> **STATED GOAL**:
Transcribe the material exactly. Images do not belong in the copy.
* START INFORMATION SHOWN *
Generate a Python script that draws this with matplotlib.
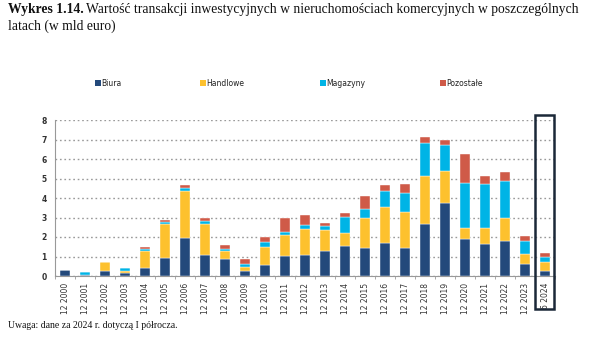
import matplotlib
matplotlib.use("Agg")
import matplotlib.pyplot as plt
from matplotlib.patches import Rectangle
import numpy as np

categories = ["12 2000", "12 2001", "12 2002", "12 2003", "12 2004", "12 2005", "12 2006",
              "12 2007", "12 2008", "12 2009", "12 2010", "12 2011", "12 2012", "12 2013",
              "12 2014", "12 2015", "12 2016", "12 2017", "12 2018", "12 2019", "12 2020",
              "12 2021", "12 2022", "12 2023", "6 2024"]
biura = [0.30, 0.04, 0.26, 0.14, 0.43, 0.92, 1.93, 1.06, 0.85, 0.26, 0.58, 1.03, 1.07, 1.28,
         1.56, 1.45, 1.68, 1.42, 2.65, 3.73, 1.91, 1.66, 1.78, 0.60, 0.27]
handlowe = [0.00, 0.00, 0.48, 0.12, 0.87, 1.73, 2.43, 1.59, 0.43, 0.22, 0.92, 1.07, 1.32, 1.08,
            0.66, 1.54, 1.88, 1.84, 2.48, 1.65, 0.53, 0.82, 1.19, 0.51, 0.45]
magazyny = [0.01, 0.15, 0.00, 0.15, 0.10, 0.12, 0.17, 0.15, 0.09, 0.14, 0.26, 0.17, 0.23, 0.19,
            0.82, 0.46, 0.82, 1.01, 1.67, 1.32, 2.33, 2.26, 1.88, 0.68, 0.27]
pozostale = [0.01, 0.00, 0.00, 0.02, 0.10, 0.10, 0.15, 0.17, 0.20, 0.23, 0.26, 0.72, 0.53, 0.15,
             0.17, 0.65, 0.27, 0.47, 0.31, 0.27, 1.49, 0.37, 0.48, 0.26, 0.17]

series = [("Biura", biura, "#23497b"), ("Handlowe", handlowe, "#fdc12e"),
          ("Magazyny", magazyny, "#00b4e6"), ("Pozostałe", pozostale, "#cf5a48")]

fig = plt.figure(figsize=(6.02, 3.40), dpi=100)
ax = fig.add_axes([55/602, 1-276/340, 500/602, 156/340])

x = np.arange(len(categories))
bottom = np.zeros(len(categories))
for name, vals, col in series:
    v = np.array(vals)
    ax.bar(x, v, width=0.5, bottom=bottom, color=col, edgecolor="white", linewidth=0.3, label=name, zorder=3)
    bottom += v

ax.set_xlim(-0.5, len(categories) - 0.5)
ax.set_ylim(0, 8)
ax.set_yticks(range(0, 9))
ax.set_yticklabels([str(i) for i in range(0, 9)], fontsize=5.5, fontweight="bold", color="#333333", family="DejaVu Sans")
ax.yaxis.grid(True, linestyle=(0, (1.2, 2)), color="#999999", linewidth=1.0, zorder=0)
ax.set_axisbelow(True)
for s in ["top", "right"]:
    ax.spines[s].set_visible(False)
ax.spines["left"].set_color("#999999")
ax.spines["bottom"].set_color("#999999")
ax.tick_params(axis="y", length=0, pad=6)
ax.set_xticks(x)
ax.set_xticks(np.arange(-0.5, len(categories), 1.0), minor=True)
ax.tick_params(axis="x", which="major", length=0, pad=5)
ax.tick_params(axis="x", which="minor", length=2, color="#999999")
ax.set_xticklabels(categories, rotation=90, fontsize=5.5, color="#333333")

# highlight box around last category
box = Rectangle((535/602, 1-309/340), 19/602, 194/340, transform=fig.transFigure,
                fill=False, edgecolor="#1b2838", linewidth=1.8, zorder=10)
fig.patches.append(box)

# legend
leg_x = [95, 200, 320, 440]
for (name, vals, col), lx in zip(series, leg_x):
    fig.patches.append(Rectangle((lx/602, 1-86/340), 6/602, 6/340, transform=fig.transFigure,
                                 facecolor=col, edgecolor="none"))
    fig.text((lx+6.5)/602, 1-83/340, name, fontsize=5.5, va="center", ha="left", color="#222222")

# title
r = fig.canvas.get_renderer()
t1 = fig.text(8/602, 1-10/340, "Wykres 1.14.", fontsize=9.8, fontweight="bold", family="Liberation Serif",
              va="center", ha="left", color="#111111")
bb = t1.get_window_extent(renderer=r)
fig.text((bb.x1 + 2)/602, 1-10/340,
         "Wartość transakcji inwestycyjnych w nieruchomościach komercyjnych w poszczególnych",
         fontsize=9.8, family="Liberation Serif", va="center", ha="left", color="#111111")
fig.text(8/602, 1-26/340, "latach (w mld euro)", fontsize=9.8, family="Liberation Serif",
         va="center", ha="left", color="#111111")
fig.text(8/602, 1-325/340, "Uwaga: dane za 2024 r. dotyczą I półrocza.", fontsize=7,
         family="Liberation Serif", va="center", ha="left", color="#111111")

fig.savefig("out.png", dpi=100)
* END INFORMATION SHOWN *
> **EXERCISE RESULT**:
Generate a Python script that draws this with matplotlib.
import matplotlib
matplotlib.use("Agg")
import matplotlib.pyplot as plt
from matplotlib.patches import Rectangle
import numpy as np

categories = ["12 2000", "12 2001", "12 2002", "12 2003", "12 2004", "12 2005", "12 2006",
              "12 2007", "12 2008", "12 2009", "12 2010", "12 2011", "12 2012", "12 2013",
              "12 2014", "12 2015", "12 2016", "12 2017", "12 2018", "12 2019", "12 2020",
              "12 2021", "12 2022", "12 2023", "6 2024"]
biura = [0.30, 0.04, 0.26, 0.14, 0.43, 0.92, 1.93, 1.06, 0.85, 0.26, 0.58, 1.03, 1.07, 1.28,
         1.56, 1.45, 1.68, 1.42, 2.65, 3.73, 1.91, 1.66, 1.78, 0.60, 0.27]
handlowe = [0.00, 0.00, 0.48, 0.12, 0.87, 1.73, 2.43, 1.59, 0.43, 0.22, 0.92, 1.07, 1.32, 1.08,
            0.66, 1.54, 1.88, 1.84, 2.48, 1.65, 0.53, 0.82, 1.19, 0.51, 0.45]
magazyny = [0.01, 0.15, 0.00, 0.15, 0.10, 0.12, 0.17, 0.15, 0.09, 0.14, 0.26, 0.17, 0.23, 0.19,
            0.82, 0.46, 0.82, 1.01, 1.67, 1.32, 2.33, 2.26, 1.88, 0.68, 0.27]
pozostale = [0.01, 0.00, 0.00, 0.02, 0.10, 0.10, 0.15, 0.17, 0.20, 0.23, 0.26, 0.72, 0.53, 0.15,
             0.17, 0.65, 0.27, 0.47, 0.31, 0.27, 1.49, 0.37, 0.48, 0.26, 0.17]

series = [("Biura", biura, "#23497b"), ("Handlowe", handlowe, "#fdc12e"),
          ("Magazyny", magazyny, "#00b4e6"), ("Pozostałe", pozostale, "#cf5a48")]

fig = plt.figure(figsize=(6.02, 3.40), dpi=100)
ax = fig.add_axes([55/602, 1-276/340, 500/602, 156/340])

x = np.arange(len(categories))
bottom = np.zeros(len(categories))
for name, vals, col in series:
    v = np.array(vals)
    ax.bar(x, v, width=0.5, bottom=bottom, color=col, edgecolor="white", linewidth=0.3, label=name, zorder=3)
    bottom += v

ax.set_xlim(-0.5, len(categories) - 0.5)
ax.set_ylim(0, 8)
ax.set_yticks(range(0, 9))
ax.set_yticklabels([str(i) for i in range(0, 9)], fontsize=5.5, fontweight="bold", color="#333333", family="DejaVu Sans")
ax.yaxis.grid(True, linestyle=(0, (1.2, 2)), color="#999999", linewidth=1.0, zorder=0)
ax.set_axisbelow(True)
for s in ["top", "right"]:
    ax.spines[s].set_visible(False)
ax.spines["left"].set_color("#999999")
ax.spines["bottom"].set_color("#999999")
ax.tick_params(axis="y", length=0, pad=6)
ax.set_xticks(x)
ax.set_xticks(np.arange(-0.5, len(categories), 1.0), minor=True)
ax.tick_params(axis="x", which="major", length=0, pad=5)
ax.tick_params(axis="x", which="minor", length=2, color="#999999")
ax.set_xticklabels(categories, rotation=90, fontsize=5.5, color="#333333")

# highlight box around last category
box = Rectangle((535/602, 1-309/340), 19/602, 194/340, transform=fig.transFigure,
                fill=False, edgecolor="#1b2838", linewidth=1.8, zorder=10)
fig.patches.append(box)

# legend
leg_x = [95, 200, 320, 440]
for (name, vals, col), lx in zip(series, leg_x):
    fig.patches.append(Rectangle((lx/602, 1-86/340), 6/602, 6/340, transform=fig.transFigure,
                                 facecolor=col, edgecolor="none"))
    fig.text((lx+6.5)/602, 1-83/340, name, fontsize=5.5, va="center", ha="left", color="#222222")

# title
r = fig.canvas.get_renderer()
t1 = fig.text(8/602, 1-10/340, "Wykres 1.14.", fontsize=9.8, fontweight="bold", family="Liberation Serif",
              va="center", ha="left", color="#111111")
bb = t1.get_window_extent(renderer=r)
fig.text((bb.x1 + 2)/602, 1-10/340,
         "Wartość transakcji inwestycyjnych w nieruchomościach komercyjnych w poszczególnych",
         fontsize=9.8, family="Liberation Serif", va="center", ha="left", color="#111111")
fig.text(8/602, 1-26/340, "latach (w mld euro)", fontsize=9.8, family="Liberation Serif",
         va="center", ha="left", color="#111111")
fig.text(8/602, 1-325/340, "Uwaga: dane za 2024 r. dotyczą I półrocza.", fontsize=7,
         family="Liberation Serif", va="center", ha="left", color="#111111")

fig.savefig("out.png", dpi=100)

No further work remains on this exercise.